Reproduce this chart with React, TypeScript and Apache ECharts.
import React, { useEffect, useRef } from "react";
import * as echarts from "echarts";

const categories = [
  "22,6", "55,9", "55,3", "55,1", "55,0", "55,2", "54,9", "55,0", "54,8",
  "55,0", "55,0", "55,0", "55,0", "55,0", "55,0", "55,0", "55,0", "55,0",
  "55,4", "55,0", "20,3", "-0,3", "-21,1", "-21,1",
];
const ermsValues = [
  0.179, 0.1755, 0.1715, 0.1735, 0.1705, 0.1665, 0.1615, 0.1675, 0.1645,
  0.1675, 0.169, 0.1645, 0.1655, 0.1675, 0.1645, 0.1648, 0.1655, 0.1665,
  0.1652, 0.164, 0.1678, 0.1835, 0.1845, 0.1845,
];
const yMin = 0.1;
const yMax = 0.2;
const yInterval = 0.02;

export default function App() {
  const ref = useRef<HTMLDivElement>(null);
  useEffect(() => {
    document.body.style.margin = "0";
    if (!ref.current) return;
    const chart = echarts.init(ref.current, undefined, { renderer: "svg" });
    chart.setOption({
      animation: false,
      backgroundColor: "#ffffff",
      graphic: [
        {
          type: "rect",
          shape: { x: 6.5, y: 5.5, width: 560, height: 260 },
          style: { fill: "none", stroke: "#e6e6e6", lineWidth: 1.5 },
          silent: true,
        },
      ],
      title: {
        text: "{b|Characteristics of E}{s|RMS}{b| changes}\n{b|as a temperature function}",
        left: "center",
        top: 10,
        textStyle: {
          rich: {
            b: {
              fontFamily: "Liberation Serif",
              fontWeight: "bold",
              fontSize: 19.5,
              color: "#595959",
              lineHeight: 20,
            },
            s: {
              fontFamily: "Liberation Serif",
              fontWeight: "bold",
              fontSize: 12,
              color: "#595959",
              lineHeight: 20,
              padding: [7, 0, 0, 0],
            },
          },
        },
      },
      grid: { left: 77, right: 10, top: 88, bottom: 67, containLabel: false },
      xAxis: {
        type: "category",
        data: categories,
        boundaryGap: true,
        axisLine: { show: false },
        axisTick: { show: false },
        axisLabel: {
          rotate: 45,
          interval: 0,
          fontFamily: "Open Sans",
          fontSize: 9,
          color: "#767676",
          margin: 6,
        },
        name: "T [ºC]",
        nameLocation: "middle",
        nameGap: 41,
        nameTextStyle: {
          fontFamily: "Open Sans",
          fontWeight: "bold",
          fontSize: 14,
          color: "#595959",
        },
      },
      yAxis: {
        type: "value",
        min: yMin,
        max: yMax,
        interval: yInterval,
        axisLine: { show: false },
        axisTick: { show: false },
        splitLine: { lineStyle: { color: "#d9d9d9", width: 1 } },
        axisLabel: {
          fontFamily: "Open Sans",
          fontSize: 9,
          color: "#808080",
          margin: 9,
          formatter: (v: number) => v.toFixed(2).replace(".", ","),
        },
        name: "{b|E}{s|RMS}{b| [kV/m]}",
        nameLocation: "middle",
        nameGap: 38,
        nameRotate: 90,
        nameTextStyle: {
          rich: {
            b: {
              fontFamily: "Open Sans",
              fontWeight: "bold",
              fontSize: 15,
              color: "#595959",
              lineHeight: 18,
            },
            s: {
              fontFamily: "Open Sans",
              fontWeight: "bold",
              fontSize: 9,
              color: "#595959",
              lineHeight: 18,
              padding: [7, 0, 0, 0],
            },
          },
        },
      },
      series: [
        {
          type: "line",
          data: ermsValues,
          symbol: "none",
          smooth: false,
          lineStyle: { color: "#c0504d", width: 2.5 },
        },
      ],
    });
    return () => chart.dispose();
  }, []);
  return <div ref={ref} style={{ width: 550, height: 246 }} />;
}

**GIVEN TASK:** Set down, exactly as written, each line of the data from its opening line through the one containing "const yInterval = 0.02;". Output nothing more.

**WRITTEN SOLUTION:**
Reproduce this chart with React, TypeScript and Apache ECharts.
import React, { useEffect, useRef } from "react";
import * as echarts from "echarts";

const categories = [
  "22,6", "55,9", "55,3", "55,1", "55,0", "55,2", "54,9", "55,0", "54,8",
  "55,0", "55,0", "55,0", "55,0", "55,0", "55,0", "55,0", "55,0", "55,0",
  "55,4", "55,0", "20,3", "-0,3", "-21,1", "-21,1",
];
const ermsValues = [
  0.179, 0.1755, 0.1715, 0.1735, 0.1705, 0.1665, 0.1615, 0.1675, 0.1645,
  0.1675, 0.169, 0.1645, 0.1655, 0.1675, 0.1645, 0.1648, 0.1655, 0.1665,
  0.1652, 0.164, 0.1678, 0.1835, 0.1845, 0.1845,
];
const yMin = 0.1;
const yMax = 0.2;
const yInterval = 0.02;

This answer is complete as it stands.